In 1989, my then representative, Phil Edgerly, walked onto the set of "Star
Trek®: The Next
Generation" (ST: TNG) on the Paramount lot in Hollywood with a small original reverse glass painting, titled: "Red Moon Study," and a handful of
color transparencies of other pieces. There for the first time, he met with
ST: TNG Emmy® Award winning production designer Richard James and set
decorator Jim Mees (both later with "Star Trek®: Voyager"). Richard James
exclaimed, "I love it ... I want it ... can you get this to me right
away?!", and that's how my work came to be used as decoration on the show.
As a result, photographic blowups of four of my original paintings were
featured as set decorations on the Starship Enterprise throughout the third
and fourth seasons of the show.
I had never even thought about my paintings being used on "Generation" or in Star Trek® feature films. I loved the show. The original Star Trek® had been our familys' favorite show. I guess it just seemed so far beyond me. In fact, the whole experience didn't seem to register as my work for quite awhile. It was as though I simply could not believe my own eyes.
My kids would yell, "Dad, your paintings on!" and I'd be in the kitchen and come running and they'd say, "Oops ... you just missed it. But it was! A Klingon just walked past your painting!"
This went on for most of a season in which I just didn't get it. By "get it" I mean, I still couldn't quite grasp that the work was really mine, which sounds weird I know, but true, and also, just how powerful the Star Trek® show was, and what it meant for my career. Then one evening, I was all alone in my apartment and the show came on. I was not looking for my work in particular, just watching, when about halfway through the episode --- suddenly --- there was Captain Picard and Troi sitting in front of a large blowup of one of my paintings. It filled the screen ... the camera lingered a bit ... and finally, I was smiling from ear to ear like a goon, saying to myself, "... oh man, that's mine, and it could have been some other chump's ... mine ... on Star Trek!" I was high for weeks. I wanted to tell everyone from the postman to the guy ahead of me in line at the bank. It was just so cool to be part of such an American original, and to know my work would be seen all over the world, and also, captured in syndicated episodes, pretty much forever. It's not hard to convey how much excitement this good fortune brought to my career. The phone rang incessantly, leading to many other connections and successes. The fax machine buzzed like a beehive. The mailbox filled up. It even evoked the darker side of things. My daughter, who ran the office for me in those days, received threats on our answering machine. A throaty serial killer voice, whispering, " ... so, Mr. big time Star Trek huh ... time to die ..."... click. Oooo.

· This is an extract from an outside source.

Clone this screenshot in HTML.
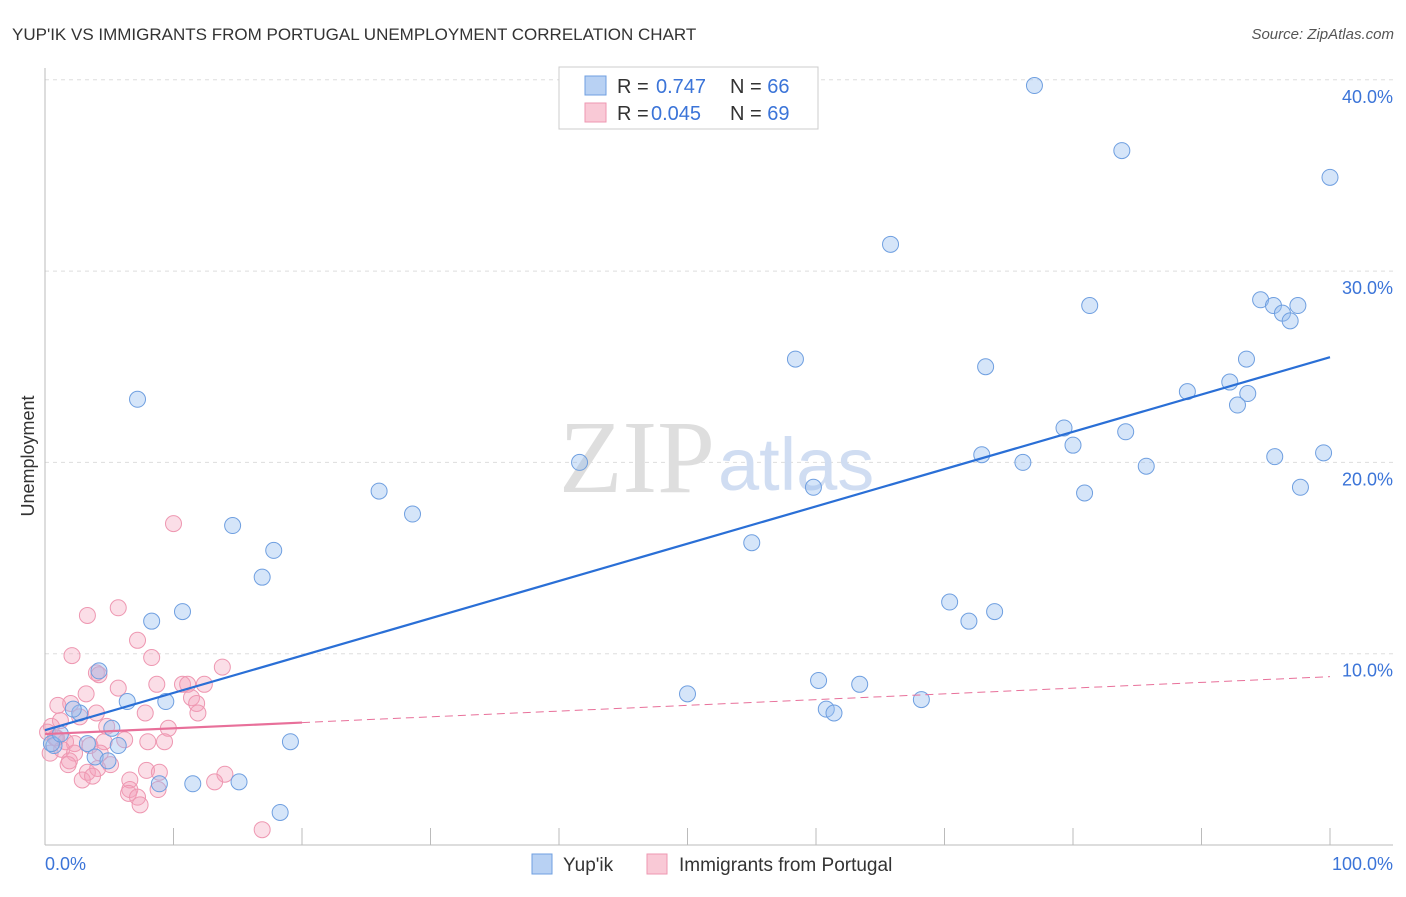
<!DOCTYPE html>
<html><head><meta charset="utf-8"><style>
body{margin:0;background:#fff;font-family:"Liberation Sans",sans-serif}
</style></head><body>
<svg id="c" width="1406" height="892" xmlns="http://www.w3.org/2000/svg">
<text x="12" y="40" font-size="17" fill="#333">YUP'IK VS IMMIGRANTS FROM PORTUGAL UNEMPLOYMENT CORRELATION CHART</text>
<text x="1394" y="39" font-size="15" fill="#555" font-style="italic" text-anchor="end">Source: ZipAtlas.com</text>
<text x="34" y="456" font-size="18" fill="#333" text-anchor="middle" transform="rotate(-90 34 456)">Unemployment</text>
<g id="grid"></g>
<text x="715" y="492" font-size="104" font-family="Liberation Serif,serif" fill="#dedede" text-anchor="end">ZIP</text>
<text x="718" y="490" font-size="74" fill="#d0ddf2">atlas</text>
<g id="pts"></g>
<g id="lines"></g>
<rect x="559" y="67" width="259" height="62" fill="#fff" stroke="#ccc"/>
<rect x="585" y="76" width="21" height="19" fill="#b8d1f3" stroke="#6f9fe0"/>
<rect x="585" y="103" width="21" height="19" fill="#f9c9d6" stroke="#ee97b1"/>
<text x="617" y="93" font-size="20" fill="#333">R = <tspan x="656" fill="#3b74d8">0.747</tspan><tspan x="730">N = </tspan><tspan fill="#3b74d8">66</tspan></text>
<text x="617" y="120" font-size="20" fill="#333">R = <tspan x="651" fill="#3b74d8">0.045</tspan><tspan x="730">N = </tspan><tspan fill="#3b74d8">69</tspan></text>
<text x="45" y="870" font-size="18" fill="#3b74d8">0.0%</text>
<text x="1393" y="870" font-size="18" fill="#3b74d8" text-anchor="end">100.0%</text>
<rect x="532" y="854" width="20" height="20" fill="#b8d1f3" stroke="#6f9fe0"/>
<text x="563" y="871" font-size="19" fill="#333">Yup'ik</text>
<rect x="647" y="854" width="20" height="20" fill="#f9c9d6" stroke="#ee97b1"/>
<text x="679" y="871" font-size="19" fill="#333">Immigrants from Portugal</text>
</svg>
<script>
const yTicks=[10,20,30,40];
const blueX=[77.0,83.8,100,65.8,81.3,94.6,95.6,96.3,96.9,97.5,58.4,73.2,93.5,88.9,92.2,93.6,92.8,7.2,79.3,84.1,80.0,72.9,76.1,41.6,85.7,95.7,99.5,26.0,59.8,80.9,97.7,28.6,14.6,55.0,17.8,16.9,70.4,71.9,73.9,10.7,8.3,4.2,6.4,9.4,50.0,60.2,63.4,68.2,60.8,61.4,5.2,2.7,2.2,19.1,5.7,3.3,3.9,4.9,0.7,0.5,8.9,11.5,15.1,18.3,1.2];
const blueY=[39.7,36.3,34.9,31.4,28.2,28.5,28.2,27.8,27.4,28.2,25.4,25.0,25.4,23.7,24.2,23.6,23.0,23.3,21.8,21.6,20.9,20.4,20.0,20.0,19.8,20.3,20.5,18.5,18.7,18.4,18.7,17.3,16.7,15.8,15.4,14.0,12.7,11.7,12.2,12.2,11.7,9.1,7.5,7.5,7.9,8.6,8.4,7.6,7.1,6.9,6.1,6.9,7.1,5.4,5.2,5.3,4.6,4.4,5.2,5.3,3.2,3.2,3.3,1.7,5.8];
const pinkX=[10.0,5.7,3.3,7.2,8.3,2.1,13.8,4.0,4.2,8.7,10.7,11.1,12.4,5.7,3.2,2.0,1.0,11.4,11.8,11.9,7.8,9.6,4.8,4.0,2.7,1.2,0.5,0.2,0.9,1.6,2.3,3.5,4.6,6.2,8.0,9.3,0.4,1.3,2.3,4.3,1.9,1.8,5.1,3.3,4.1,7.9,8.9,14.0,2.9,3.7,6.6,13.2,6.6,6.5,8.8,7.2,7.4,16.9,0.8];
const pinkY=[16.8,12.4,12.0,10.7,9.8,9.9,9.3,9.0,8.9,8.4,8.4,8.4,8.4,8.2,7.9,7.4,7.3,7.7,7.4,6.9,6.9,6.1,6.2,6.9,6.7,6.5,6.2,5.9,5.6,5.4,5.3,5.2,5.4,5.5,5.4,5.4,4.8,5.0,4.8,4.8,4.4,4.2,4.2,3.8,4.0,3.9,3.8,3.7,3.4,3.6,3.4,3.3,2.9,2.7,2.9,2.5,2.1,0.8,5.6];
const blueFit=[6.0,25.5], pinkFit=[5.8,8.8];
const NS="http://www.w3.org/2000/svg";
const X=v=>45+v*12.85, Y=v=>845-v*19.13;
function mk(t,a,p){const e=document.createElementNS(NS,t);for(const k in a)e.setAttribute(k,a[k]);p.appendChild(e);return e;}
const g=document.getElementById('grid');
yTicks.forEach(t=>{
 const l=mk('line',{x1:45,x2:1393,y1:Y(t),y2:Y(t),stroke:'#ddd','stroke-dasharray':'4,4'},g);
 
 
 const tx=mk('text',{x:1393,y:Y(t)+23,'font-size':18,fill:'#3b74d8','text-anchor':'end'},g);
 tx.textContent=t.toFixed(1)+'%';
 
 
});
const ax=mk('line',{x1:45,x2:1393,y1:845,y2:845,stroke:'#bbb'},g);


const ay=mk('line',{x1:45,x2:45,y1:68,y2:845,stroke:'#bbb'},g);


for(let i=0;i<=10;i++){const tk=mk('line',{x1:X(i*10),x2:X(i*10),y1:828,y2:845,stroke:'#bbb'},g);
 
 }
const p=document.getElementById('pts');
pinkX.forEach((v,i)=>{const c=mk('circle',{cx:X(v),cy:Y(pinkY[i]),r:8,fill:'rgba(244,160,185,0.35)',stroke:'#ee97b1','stroke-width':1},p);
 
 });
blueX.forEach((v,i)=>{const c=mk('circle',{cx:X(v),cy:Y(blueY[i]),r:8,fill:'rgba(150,190,240,0.4)',stroke:'#6f9fe0','stroke-width':1},p);
 
 });
const L=document.getElementById('lines');
const bl=mk('line',{x1:X(0),y1:Y(blueFit[0]),x2:X(100),y2:Y(blueFit[1]),stroke:'#2a6fd6','stroke-width':2.2},L);


const pm=pinkFit[0]+(pinkFit[1]-pinkFit[0])*0.2;
const ps=mk('line',{x1:X(0),y1:Y(pinkFit[0]),x2:X(20),y2:Y(pm),stroke:'#e8709a','stroke-width':2.2},L);


const pd=mk('line',{x1:X(20),y1:Y(pm),x2:X(100),y2:Y(pinkFit[1]),stroke:'#e8709a','stroke-width':1,'stroke-dasharray':'8,5'},L);


</script>
</body></html>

My works were also used in two Star Trek® feature films: "Star Trek® VI:
The Undiscovered Country," where several blow-ups of my paintings can be
seen in the opening Federation conference room scene behind Kirk, McCoy,
Scotty and Uhura. After specially lighting the works, director Nicholas
Myer decided they were stealing the scene, and had the Director of
Photography tone the light levels down to focus more on the actors. Dang!
In "Star Trek® Generations," my work can be seen as it appears (see above) in the
"United Federation of Planets" symbol during the opening spacedock
dedication scene, though partially blocked by a crowd of Starfleet
officials standing in front of it ... dang again ... (the symbol has been
reproduced on various merchandise available through Star Trek® Communicator
Later in the film, Picard can be seen standing in front of my specially
designed "Nexus" painting in Guinan's quarters. Nexus was inspired by
"Power Vision" an original glass piece I painted in 1986.